Still, the decision to produce modernized versions of a Cold War bomber is indicative of Russia’s struggles to produce a new-generation strategic bomber. Russian leaders have been touting the development of a new bomber, tentatively called PAK DA, for the last fifteen or twenty years. And Putin continues to insist that that program is still making progress. Still, progress has been slow in coming. In early 2017, Russian media outlets reported that a full-size prototype had been completed. But last December, a Russian senator said the full-size prototype was still not completed.
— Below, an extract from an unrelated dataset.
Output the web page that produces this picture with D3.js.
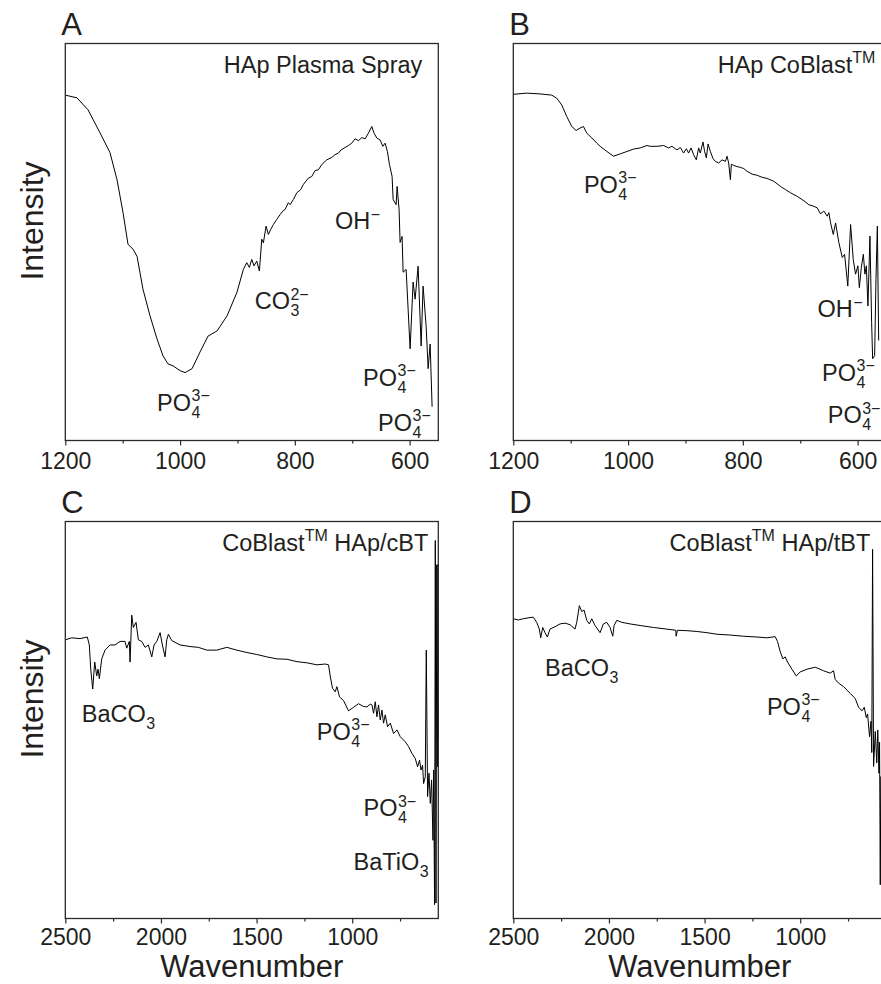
<!DOCTYPE html>
<html>
<head>
<meta charset="utf-8">
<script src="https://cdn.jsdelivr.net/npm/d3@7"></script>
<style>
  body { margin: 0; background: #fff; }
  text { font-family: "Liberation Sans", Arial, sans-serif; fill: #231f20; }
</style>
</head>
<body>
<svg id="chart"></svg>
<script>
// FTIR spectra, intensity in arbitrary units (0-100 of the frame height)
const waveA = [1200,1179.6,1160.4,1139.5,1122.1,1109.9,1099.4,1090.7,1082.0,1075.0,1064.6,1052.4,1040.2,1029.7,1021.0,1012.3,1000.0,991.3,979.1,965.2,951.2,935.5,918.1,900.7,889.7,883.8,879.3,875.1,871.1,866.4,861.8,857.6,854.8,850.1,846.1,841.9,837.4,831.5,825.7,821.0,817.0,811.3,808.3,802.5,796.6,789.7,785.1,776.4,770.5,764.7,759.0,753.0,744.3,735.6,729.9,724.1,719.4,712.4,706.7,700.7,695.0,689.2,683.3,677.5,671.8,665.9,661.9,657.2,651.4,646.7,642.7,638.7,635.2,630.5,628.7,623.5,621.8,618.3,616.6,613.1,611.3,606.1,602.6,599.1,593.9,590.4,585.2,579.9,576.5,571.2,567.7,564.2,560.8]
const intenA = [87.0,86.3,83.3,77.5,72.5,65.7,57.4,49.4,48.2,46.4,38.1,31.4,25.6,21.3,19.3,18.8,17.6,17.1,18.1,22.3,26.3,27.6,31.4,37.4,43.1,44.8,43.6,45.6,44.0,45.2,42.7,50.7,49.8,54.0,51.9,53.2,54.4,55.7,56.9,57.8,58.2,59.9,59.4,60.7,62.4,63.2,64.5,66.1,66.5,68.0,68.2,69.5,70.7,71.3,72.0,72.4,73.2,73.8,74.3,74.9,76.0,75.5,76.3,76.0,77.4,79.1,77.4,76.2,75.7,74.1,74.9,72.8,69.6,66.5,60.7,59.4,64.0,58.2,49.9,51.4,42.4,43.1,33.1,23.1,39.9,35.6,43.9,23.8,38.9,28.8,18.1,24.3,8.5]

const waveB = [1200,1176.6,1153.4,1133.0,1124.2,1115.5,1106.8,1098.1,1090.5,1083.6,1077.8,1071.9,1063.1,1054.4,1048.6,1036.9,1025.4,1013.7,1002.0,990.5,978.8,967.1,961.4,949.7,938.1,929.4,923.5,914.8,909.0,903.2,898.5,894.5,890.3,885.8,881.1,877.0,874.1,869.4,866.6,863.6,860.6,856.6,851.9,847.9,842.1,836.2,830.4,827.5,824.7,821.7,820.0,816.0,810.0,804.3,798.5,792.6,783.8,775.1,766.4,757.6,746.1,734.4,725.7,717.0,705.3,693.7,685.0,676.3,670.4,664.6,658.8,652.9,650.1,647.1,642.4,638.4,632.6,626.7,622.7,617.1,612.2,607.6,603.6,599.5,597.0,593.5,590.0,587.3,584.8,582.0,578.5,575.6,573.8,570.3,568.0,565.6,563.3]
const intenB = [87.2,87.5,87.3,87.0,86.2,84.5,81.6,79.1,78.1,78.7,79.1,77.4,76.2,74.9,74.1,72.8,71.6,72.2,72.8,73.4,73.7,74.3,74.1,74.1,74.3,73.7,74.1,73.2,73.8,72.4,73.5,72.4,73.7,72.0,70.7,73.7,72.4,75.2,72.8,71.2,74.7,72.8,71.0,70.3,69.9,70.7,70.3,71.6,69.9,65.7,69.6,69.3,69.0,68.8,68.5,67.8,67.1,66.8,66.3,66.0,65.3,64.0,63.2,62.4,61.5,60.4,59.4,59.0,58.6,57.1,57.8,56.5,57.4,54.8,51.9,54.8,49.8,46.1,46.9,38.9,54.4,45.6,41.9,44.0,38.5,43.6,46.9,41.9,44.0,33.9,51.5,29.8,20.6,21.4,40.6,54.0,25.2]

const waveC = [2500,2466.5,2423.1,2384.9,2374.4,2367.1,2356.6,2346.2,2335.7,2328.9,2322.1,2309.6,2292.3,2266.1,2240.0,2213.8,2187.7,2178.8,2165.2,2161.5,2152.6,2144.2,2130.1,2118.1,2100.3,2083.0,2065.7,2047.9,2035.9,2021.8,2004.5,1992.5,1978.4,1969.5,1961.1,1943.3,1899.9,1847.6,1804.1,1760.2,1707.9,1655.6,1603.2,1550.9,1498.6,1446.3,1393.9,1341.6,1289.3,1236.9,1184.6,1141.3,1124.0,1115.1,1103.1,1088.9,1080.0,1066.4,1045.5,1019.3,993.2,967.0,940.9,923.1,905.8,896.9,888.5,879.6,870.8,862.4,853.5,844.6,836.2,827.3,815.3,801.1,783.9,766.1,748.9,722.7,705.4,687.6,670.4,658.3,647.9,640.5,632.2,626.9,618.1,612.8,606.0,598.7,591.9,585.1,577.8,574.6,569.4,565.7,562.1,557.9,553.7,551.1,549.0]
const intenC = [70.2,70.7,70.5,70.9,68.9,62.8,57.8,64.6,61.1,62.8,60.4,65.4,67.6,68.9,68.9,69.8,69.8,68.1,69.8,64.6,76.4,73.3,74.6,70.2,69.8,68.3,68.9,65.9,68.9,69.8,72.0,68.9,65.9,70.2,71.6,70.0,68.9,68.5,68.3,67.6,67.6,68.3,67.6,67.0,66.5,65.9,65.4,65.3,64.7,64.4,63.9,64.1,63.9,61.1,58.0,57.1,58.4,55.8,54.9,52.3,53.2,54.1,53.4,53.3,54.0,53.8,51.7,54.6,50.8,53.8,50.0,52.5,49.2,51.3,48.3,49.2,46.6,47.5,45.8,44.5,43.3,41.6,40.3,38.2,39.9,37.4,38.6,34.0,35.7,67.6,30.7,36.6,29.0,34.9,19.7,37.4,3.5,95.2,3.9,89.1,38.2,89.2,45.0]

const waveD = [2500,2473.8,2447.7,2412.6,2395.4,2377.6,2364.0,2356.6,2346.2,2334.1,2322.1,2308.0,2281.8,2255.7,2229.5,2203.3,2177.2,2168.3,2154.7,2142.1,2130.1,2116.0,2102.4,2089.8,2072.5,2046.4,2029.1,2011.3,1994.1,1980.0,1973.1,1959.0,1932.8,1889.4,1837.1,1767.5,1697.4,1650.3,1648.7,1641.9,1592.8,1540.4,1488.1,1435.8,1366.2,1296.6,1226.5,1174.2,1130.8,1118.8,1104.6,1090.5,1078.5,1066.4,1043.4,1020.9,1000.0,964.9,921.5,878.1,843.0,825.8,816.9,799.6,773.4,738.4,712.2,694.9,677.2,665.1,654.7,647.9,637.4,630.1,625.9,621.7,616.5,607.6,599.8,594.6,588.3,585.2,581.5,578.9]
const intenD = [75.5,75.2,75.5,75.8,75.9,74.6,72.9,70.7,73.3,72.0,70.9,72.9,73.5,74.2,74.4,74.0,72.9,74.6,78.8,77.3,77.7,75.1,74.2,75.5,73.8,72.0,74.2,74.6,73.3,71.1,73.8,75.1,74.6,74.2,73.8,73.3,72.9,72.6,71.1,72.6,72.5,72.3,72.0,71.6,71.4,71.1,70.9,70.7,71.0,69.8,67.2,65.4,65.9,64.6,62.8,61.1,62.1,62.8,63.3,62.4,61.8,62.4,60.2,59.3,58.4,56.7,55.4,53.2,52.3,53.2,50.6,51.5,45.8,49.7,41.8,93.0,38.3,47.1,39.2,47.5,36.6,44.4,8.5,35.8]

// tick values
const ticksNarrow = [1200, 1000, 800, 600]
const minorNarrow = [1100, 900, 700]
const ticksWide = [2500, 2000, 1500, 1000]
const minorWide = [2250, 1750, 1250, 750]

// band assignments: [wavenumber, intensity, text, subscript, superscript]
const labelsA = [
  [1040, 7.5, 'PO', '4', '3\u2212'],
  [870, 33.1, 'CO', '3', '2\u2212'],
  [730, 53.2, 'OH', '', '\u2212'],
  [681, 13.8, 'PO', '4', '3\u2212'],
  [655, 2.5, 'PO', '4', '3\u2212']
]
const labelsB = [
  [1077, 62.4, 'PO', '4', '3\u2212'],
  [670, 31.1, 'OH', '', '\u2212'],
  [662, 15.0, 'PO', '4', '3\u2212'],
  [652, 4.3, 'PO', '4', '3\u2212']
]
const labelsC = [
  [2414, 49.5, 'BaCO', '3', ''],
  [1185, 45.0, 'PO', '4', '3\u2212'],
  [941, 25.8, 'PO', '4', '3\u2212'],
  [993, 12.2, 'BaTiO', '3', '']
]
const labelsD = [
  [2334, 61.1, 'BaCO', '3', ''],
  [1174, 51.3, 'PO', '4', '3\u2212']
]

const width = 881
const height = 984
const panelW = 373
const panelH = 397
const labelSize = 23.5
const smallSize = 16

const panels = [
  { letter: 'A', left: 65.3, top: 43.5, domain: [1200, 550], ticks: ticksNarrow, minor: minorNarrow, pad: 7,
    wave: waveA, inten: intenA, labels: labelsA, title: ['HAp Plasma Spray'], titleInset: 16, yLabel: true, xLabel: false },
  { letter: 'B', left: 513.3, top: 43.5, domain: [1200, 550], ticks: ticksNarrow, minor: minorNarrow, pad: 7,
    wave: waveB, inten: intenB, labels: labelsB, title: ['HAp CoBlast', 'TM'], titleInset: 11, yLabel: false, xLabel: false },
  { letter: 'C', left: 65.3, top: 521.5, domain: [2500, 550], ticks: ticksWide, minor: minorWide, pad: 5,
    wave: waveC, inten: intenC, labels: labelsC, title: ['CoBlast', 'TM', ' HAp/cBT'], titleInset: 10, yLabel: true, xLabel: true },
  { letter: 'D', left: 513.3, top: 521.5, domain: [2500, 550], ticks: ticksWide, minor: minorWide, pad: 5,
    wave: waveD, inten: intenD, labels: labelsD, title: ['CoBlast', 'TM', ' HAp/tBT'], titleInset: 16, yLabel: false, xLabel: true }
]

const svg = d3.select('#chart')
  .attr('width', width)
  .attr('height', height)

const ink = '#231f20'

panels.forEach(p => {
  const g = svg.append('g')
    .attr('transform', `translate(${p.left}, ${p.top})`)

  const x = d3.scaleLinear().domain(p.domain).range([0, panelW])
  const y = d3.scaleLinear().domain([0, 100]).range([panelH, 0])

  // spectrum
  const points = d3.zip(p.wave, p.inten)
  g.append('path')
    .datum(points)
    .attr('fill', 'none')
    .attr('stroke', '#000')
    .attr('stroke-width', 1)
    .attr('stroke-linejoin', 'round')
    .attr('d', d3.line().x(d => x(d[0])).y(d => y(d[1])))

  // frame
  g.append('rect')
    .attr('width', panelW)
    .attr('height', panelH)
    .attr('fill', 'none')
    .attr('stroke', '#2b2b2b')
    .attr('stroke-width', 1.3)

  // axes (ticks point outward)
  const xAxis = d3.axisBottom(x)
    .tickValues(p.ticks)
    .tickSize(5)
    .tickPadding(p.pad)
    .tickFormat(d3.format('d'))

  const axisG = g.append('g')
    .attr('transform', `translate(0, ${panelH})`)
    .call(xAxis)
  axisG.select('.domain').remove()
  axisG.selectAll('line').attr('stroke', '#2b2b2b').attr('stroke-width', 1.2)
  axisG.selectAll('text')
    .attr('font-size', 23)
    .attr('fill', ink)
    .style('font-family', '"Liberation Sans", Arial, sans-serif')

  const minorG = g.append('g')
    .attr('transform', `translate(0, ${panelH})`)
    .call(d3.axisBottom(x).tickValues(p.minor).tickSize(3).tickFormat(''))
  minorG.select('.domain').remove()
  minorG.selectAll('line').attr('stroke', '#2b2b2b').attr('stroke-width', 1.2)

  // panel letter
  svg.append('text')
    .attr('x', p.left - 4)
    .attr('y', p.top - 8.5)
    .attr('font-size', 31)
    .text(p.letter)

  // title, right aligned with TM superscript
  const title = g.append('text')
    .attr('x', panelW - p.titleInset)
    .attr('y', 29)
    .attr('text-anchor', 'end')
    .attr('font-size', labelSize)
  p.title.forEach((part, i) => {
    const isSup = part === 'TM'
    title.append('tspan')
      .attr('font-size', isSup ? smallSize : labelSize)
      .attr('dy', isSup ? -10 : (i > 0 ? 10 : 0))
      .text(part)
  })

  // band labels, sub- and superscript stacked after the main text
  p.labels.forEach(([wn, val, main, sub, sup]) => {
    const lx = x(wn)
    const ly = y(val)
    const t = g.append('text')
      .attr('x', lx)
      .attr('y', ly)
      .attr('font-size', labelSize)
    const mainSpan = t.append('tspan').text(main)
    const w = mainSpan.node().getComputedTextLength()
    if (sup) {
      t.append('tspan')
        .attr('x', lx + w + 0.5)
        .attr('y', ly - 9.5)
        .attr('font-size', smallSize)
        .text(sup)
    }
    if (sub) {
      t.append('tspan')
        .attr('x', lx + w + 0.5)
        .attr('y', ly + 7)
        .attr('font-size', smallSize)
        .text(sub)
    }
  })

  if (p.yLabel) {
    svg.append('text')
      .attr('transform', `translate(${p.left - 22}, ${p.top + panelH / 2 - 21}) rotate(-90)`)
      .attr('text-anchor', 'middle')
      .attr('font-size', 32)
      .text('Intensity')
  }

  if (p.xLabel) {
    svg.append('text')
      .attr('x', p.left + panelW / 2)
      .attr('y', 977.3)
      .attr('text-anchor', 'middle')
      .attr('font-size', 31)
      .text('Wavenumber')
  }
})
</script>
</body>
</html>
There are a number of obstacles that are likely to prevent Russia from completing the PAK DA bomber in a timely fashion. Some of them are obvious, such as the growing fiscal problems of the Russian Federation, which has cut into its general military modernization planes. But this is only the start of the issues. As Dave Majumdar has highlighted, Russia also likely lacks enough high-skilled workers to build the aircraft. “One of the problematic issues for the company is the shortage of highly skilled specialists such as mechanics, engineers, designers, workers, etc.,” Nikolai Savitskikh, the director general of the Kazan Aviation Plant (KAZ), said earlier this year. KAZ is also slated to build the PAK-DA bomber on top of the new Tu-160s. It is also unclear how much of a priority a new-generation bomber really is for Moscow, given its strategic needs.

 

In the end, the PAK-DA isn’t likely to see the light of day for a while, if it ever does. “PAK-DA still exist, but it is a very long term project,” Vasily Kashin, a senior fellow at the Center for Comprehensive European and International Studies at Moscow's Higher School of Economics, recently told Majumdar. He added, “Even flight testing is expected to start at the second half of the next decade. . . . And strategic bomber projects are always very difficult and unpredictable. I think it will be around by the time when all of the Soviet built planes must be replaced.”